»»
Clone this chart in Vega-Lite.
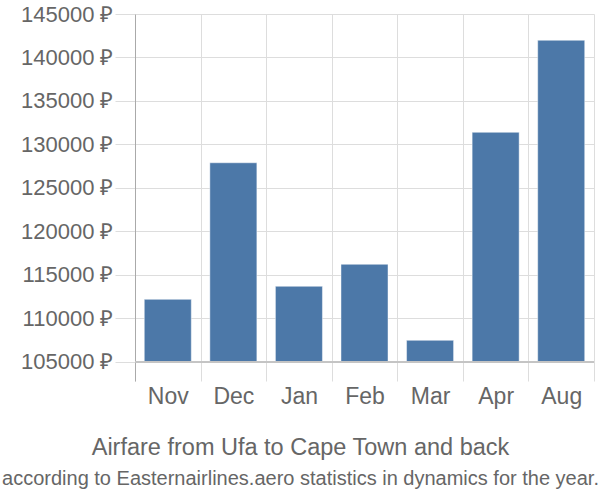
{
  "$schema": "https://vega.github.io/schema/vega-lite/v6.json",
  "width": 459,
  "height": 367,
  "autosize": "none",
  "padding": {"left": 135, "top": 14, "right": 6, "bottom": 119},
  "background": "white",
  "config": {
    "view": {"stroke": null},
    "font": "Liberation Sans"
  },
  "title": {
    "text": "Airfare from Ufa to Cape Town and back",
    "subtitle": "according to Easternairlines.aero statistics in dynamics for the year.",
    "orient": "bottom",
    "anchor": "middle",
    "frame": "group",
    "dx": -64,
    "offset": 28,
    "font": "Liberation Sans",
    "fontSize": 23.5,
    "fontWeight": "normal",
    "color": "#666666",
    "subtitleFont": "Liberation Sans",
    "subtitleFontSize": 20,
    "subtitleColor": "#666666",
    "subtitlePadding": 9
  },
  "data": {
    "values": [
      {"month": "Nov", "price": 112200},
      {"month": "Dec", "price": 127900},
      {"month": "Jan", "price": 113700},
      {"month": "Feb", "price": 116230},
      {"month": "Mar", "price": 107490},
      {"month": "Apr", "price": 131400},
      {"month": "Aug", "price": 141980}
    ]
  },
  "layer": [
    {
      "mark": {"type": "bar", "width": {"band": 0.717}, "color": "#4c78a8", "stroke": "#ffffff", "strokeOpacity": 0.45, "strokeWidth": 1},
      "encoding": {
        "x": {
          "field": "month",
          "type": "nominal",
          "sort": null,
          "scale": {"paddingInner": 0, "paddingOuter": 0},
          "axis": {
            "title": null,
            "domain": false,
            "ticks": false,
            "tickSize": 0,
            "labelPadding": 4,
            "labelAngle": 0,
            "labelFont": "Liberation Sans",
            "labelFontSize": 23,
            "labelColor": "#666666",
            "grid": true,
            "tickBand": "extent",
            "gridColor": "#dddddd",
            "gridWidth": 1
          }
        },
        "y": {
          "field": "price",
          "type": "quantitative",
          "scale": {"domain": [102816, 145000], "nice": false, "zero": false},
          "axis": {
            "title": null,
            "values": [105000, 110000, 115000, 120000, 125000, 130000, 135000, 140000, 145000],
            "labelExpr": "datum.value + ' ₽'",
            "labelFont": "Liberation Sans",
            "labelFontSize": 22,
            "labelColor": "#666666",
            "labelPadding": 2,
            "tickSize": 20,
            "tickColor": "#dddddd",
            "grid": true,
            "gridColor": "#dddddd",
            "domain": true,
            "domainColor": "#aaaaaa",
            "domainWidth": 1
          }
        },
        "y2": {"datum": 105000}
      }
    },
    {
      "mark": {"type": "rule", "color": "#c4c4c4", "strokeWidth": 1},
      "encoding": {
        "y": {"datum": 105000}
      }
    }
  ]
}
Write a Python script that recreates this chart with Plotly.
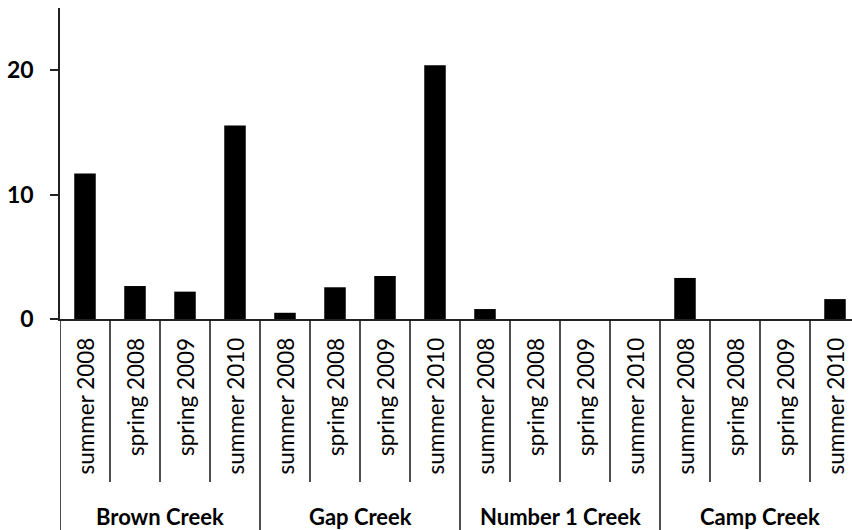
import plotly.graph_objects as go

groups = ["Brown Creek", "Gap Creek", "Number 1 Creek", "Camp Creek"]
seasons = ["summer 2008", "spring 2008", "spring 2009", "summer 2010"]
brown = [11.7, 2.65, 2.2, 15.55]
gap = [0.5, 2.55, 3.45, 20.4]
number1 = [0.8, 0, 0, 0]
camp = [3.3, 0, 0, 1.6]
y_ticks = [0, 10, 20]

values = brown + gap + number1 + camp
labels = seasons * len(groups)
xpos = list(range(len(values)))

FONT = "Lato"
LINE = "#222222"
W, H = 852, 530
ML, MT, MB = 60, 8, 211
plot_h = H - MT - MB

fig = go.Figure()
fig.add_trace(go.Bar(x=xpos, y=values, marker=dict(color="black", line=dict(width=0)),
                     width=0.43, hoverinfo="skip"))

shapes = []
annotations = []
n_per = len(seasons)
for i in range(len(values) + 1):
    xb = i - 0.5
    if i % n_per == 0:
        y1 = -(H - MT - plot_h) / plot_h - 0.05
    else:
        y1 = -(482 - (MT + plot_h)) / plot_h
    shapes.append(dict(type="line", xref="x", yref="paper", x0=xb, x1=xb, y0=0, y1=y1,
                       line=dict(color=LINE, width=1.6)))

for i, lab in enumerate(labels):
    annotations.append(dict(x=i, y=0, xref="x", yref="paper", text=lab, textangle=-90,
                            showarrow=False, xanchor="center", yanchor="top", yshift=-17,
                            font=dict(family=FONT, size=22.5, color="black")))
for g, name in enumerate(groups):
    annotations.append(dict(x=g * n_per + (n_per - 1) / 2, y=0, xref="x", yref="paper",
                            text="<b>%s</b>" % name, showarrow=False, xanchor="center",
                            yanchor="middle", yshift=-197,
                            font=dict(family=FONT, size=22, color="black")))

fig.update_layout(
    width=W, height=H,
    margin=dict(l=ML, r=0, t=MT, b=MB),
    paper_bgcolor="white", plot_bgcolor="white",
    showlegend=False,
    shapes=shapes, annotations=annotations,
    xaxis=dict(range=[-0.5, 15.34], showticklabels=False, ticks="", showgrid=False,
               zeroline=False, showline=True, linecolor=LINE, linewidth=1.6),
    yaxis=dict(range=[0, 25], tickvals=y_ticks, ticktext=["<b>%d</b>" % v for v in y_ticks],
               ticks="outside", ticklen=8, tickwidth=1.6, tickcolor=LINE,
               showline=True, linecolor=LINE, linewidth=1.6, showgrid=False, zeroline=False,
               tickfont=dict(family=FONT, size=23, color="black"), ticklabelstandoff=12),
)

fig.write_html("out.html", config={"displayModeBar": False},
               post_script="document.body.style.margin='0';document.body.style.overflow='hidden';")
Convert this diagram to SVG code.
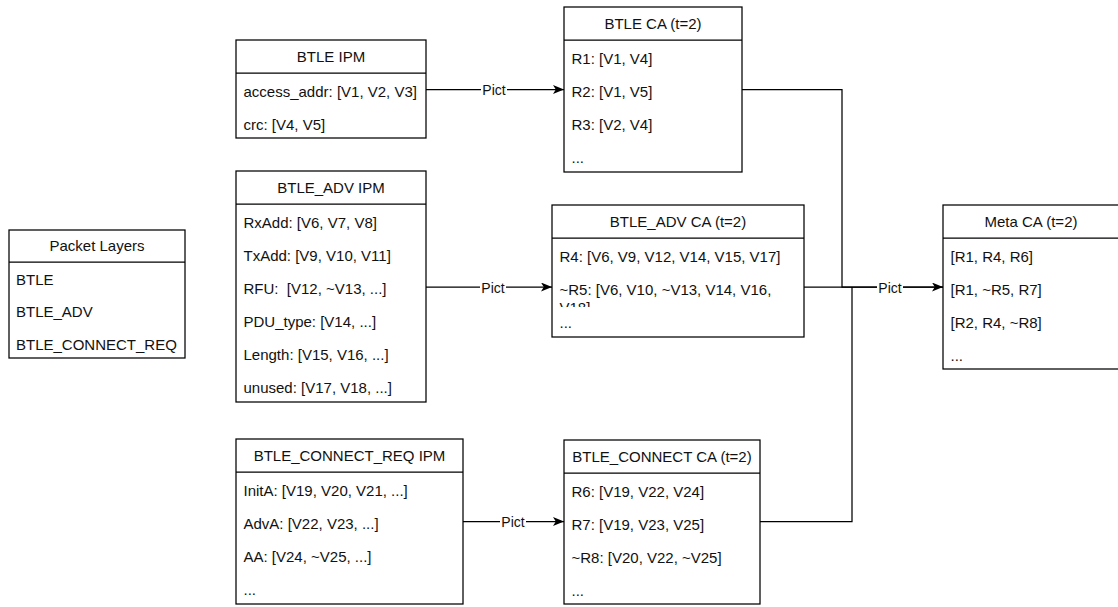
<svg xmlns="http://www.w3.org/2000/svg" width="1118" height="607" viewBox="0 0 1118 607">
  <style>
    .box { fill: #ffffff; stroke: #000000; stroke-width: 1.25; }
    .sep { stroke: #000000; stroke-width: 1.25; }
    text { font-family: "Liberation Sans", Arial, Helvetica, sans-serif; fill: #111111; }
    .title { font-size: 15px; text-anchor: middle; }
    .item { font-size: 15px; }
    .edge { fill: none; stroke: #000000; stroke-width: 1.25; }
    .lbl-bg { fill: #ffffff; }
    .lbl { font-size: 14px; text-anchor: middle; }
  </style>
  <defs>
    <marker id="arrow" markerUnits="userSpaceOnUse" viewBox="0 0 11 9" markerWidth="11" markerHeight="9" refX="11" refY="4.5" orient="auto">
      <path d="M0,0 L11,4.5 L0,9 L2.8,4.5 Z" fill="#000000"/>
    </marker>
    <clipPath id="clip-r5">
      <rect x="552" y="271" width="252" height="36"/>
    </clipPath>
  </defs>
  <rect width="1118" height="607" fill="#ffffff"/>

  <!-- connectors -->
  <g id="connectors">
    <path class="edge" d="M426,89.5 H564" marker-end="url(#arrow)"/>
    <path class="edge" d="M426,287 H552" marker-end="url(#arrow)"/>
    <path class="edge" d="M463,521.5 H564" marker-end="url(#arrow)"/>
    <path class="edge" d="M742,89.5 H842 V287 H943" marker-end="url(#arrow)"/>
    <path class="edge" d="M804,287 H943"/>
    <path class="edge" d="M760,521.5 H852 V287"/>
    <!-- edge labels -->
    <rect class="lbl-bg" x="481" y="83" width="26" height="13"/>
    <text class="lbl" x="494" y="95">Pict</text>
    <rect class="lbl-bg" x="480" y="280.5" width="26" height="13"/>
    <text class="lbl" x="493" y="292.5">Pict</text>
    <rect class="lbl-bg" x="500" y="515" width="26" height="13"/>
    <text class="lbl" x="513" y="527">Pict</text>
    <rect class="lbl-bg" x="877" y="280.5" width="26" height="13"/>
    <text class="lbl" x="890" y="292.5">Pict</text>
  </g>

  <!-- packet layer list -->
  <g id="packet-layers">
    <rect class="box" x="9" y="230" width="176" height="128"/>
    <line class="sep" x1="9" y1="262" x2="185" y2="262"/>
    <text class="title" x="97" y="251">Packet Layers</text>
    <text class="item" x="16" y="285">BTLE</text>
    <text class="item" x="16" y="317">BTLE_ADV</text>
    <text class="item" x="16" y="350">BTLE_CONNECT_REQ</text>
  </g>

  <!-- input parameter models -->
  <g id="btle-ipm">
    <rect class="box" x="236" y="40" width="190" height="98"/>
    <line class="sep" x1="236" y1="73" x2="426" y2="73"/>
    <text class="title" x="331" y="62">BTLE IPM</text>
    <text class="item" x="243.5" y="96.5">access_addr: [V1, V2, V3]</text>
    <text class="item" x="243.5" y="129.5">crc: [V4, V5]</text>
  </g>

  <g id="btle-adv-ipm">
    <rect class="box" x="236" y="171" width="190" height="231"/>
    <line class="sep" x1="236" y1="204" x2="426" y2="204"/>
    <text class="title" x="331" y="193">BTLE_ADV IPM</text>
    <text class="item" x="243.5" y="227.5">RxAdd: [V6, V7, V8]</text>
    <text class="item" x="243.5" y="260.5">TxAdd: [V9, V10, V11]</text>
    <text class="item" x="243.5" y="293.5" xml:space="preserve">RFU:  [V12, ~V13, ...]</text>
    <text class="item" x="243.5" y="326.5">PDU_type: [V14, ...]</text>
    <text class="item" x="243.5" y="359.5">Length: [V15, V16, ...]</text>
    <text class="item" x="243.5" y="392.5">unused: [V17, V18, ...]</text>
  </g>

  <g id="btle-connect-req-ipm">
    <rect class="box" x="236" y="439" width="227" height="165"/>
    <line class="sep" x1="236" y1="472" x2="463" y2="472"/>
    <text class="title" x="349.5" y="461">BTLE_CONNECT_REQ IPM</text>
    <text class="item" x="243.5" y="496">InitA: [V19, V20, V21, ...]</text>
    <text class="item" x="243.5" y="529">AdvA: [V22, V23, ...]</text>
    <text class="item" x="243.5" y="562">AA: [V24, ~V25, ...]</text>
    <text class="item" x="243.5" y="595">...</text>
  </g>

  <!-- covering arrays -->
  <g id="btle-ca">
    <rect class="box" x="564" y="7" width="178" height="165"/>
    <line class="sep" x1="564" y1="40" x2="742" y2="40"/>
    <text class="title" x="653" y="29">BTLE CA (t=2)</text>
    <text class="item" x="571.5" y="63.5">R1: [V1, V4]</text>
    <text class="item" x="571.5" y="96.5">R2: [V1, V5]</text>
    <text class="item" x="571.5" y="129.5">R3: [V2, V4]</text>
    <text class="item" x="571.5" y="162.5">...</text>
  </g>

  <g id="btle-adv-ca">
    <rect class="box" x="552" y="205" width="252" height="132"/>
    <line class="sep" x1="552" y1="238" x2="804" y2="238"/>
    <text class="title" x="678" y="227">BTLE_ADV CA (t=2)</text>
    <text class="item" x="559.5" y="261.5">R4: [V6, V9, V12, V14, V15, V17]</text>
    <g clip-path="url(#clip-r5)">
      <text class="item" x="559.5" y="294.5">~R5: [V6, V10, ~V13, V14, V16,</text>
      <text class="item" x="559.5" y="312.5">V18]</text>
    </g>
    <text class="item" x="559.5" y="327.5">...</text>
  </g>

  <g id="btle-connect-ca">
    <rect class="box" x="564" y="440" width="196" height="164"/>
    <line class="sep" x1="564" y1="473" x2="760" y2="473"/>
    <text class="title" x="662" y="462">BTLE_CONNECT CA (t=2)</text>
    <text class="item" x="571.5" y="496.5">R6: [V19, V22, V24]</text>
    <text class="item" x="571.5" y="529.5">R7: [V19, V23, V25]</text>
    <text class="item" x="571.5" y="562.5">~R8: [V20, V22, ~V25]</text>
    <text class="item" x="571.5" y="595.5">...</text>
  </g>

  <g id="meta-ca">
    <rect class="box" x="943" y="205" width="176" height="164"/>
    <line class="sep" x1="943" y1="238" x2="1119" y2="238"/>
    <text class="title" x="1031" y="227">Meta CA (t=2)</text>
    <text class="item" x="950.5" y="261.5">[R1, R4, R6]</text>
    <text class="item" x="950.5" y="294.5">[R1, ~R5, R7]</text>
    <text class="item" x="950.5" y="327.5">[R2, R4, ~R8]</text>
    <text class="item" x="950.5" y="360.5">...</text>
  </g>
</svg>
««
- _Task brief_
Work through the listing above and report how many lines include the string "chart", with no other text.

- _Solution_
2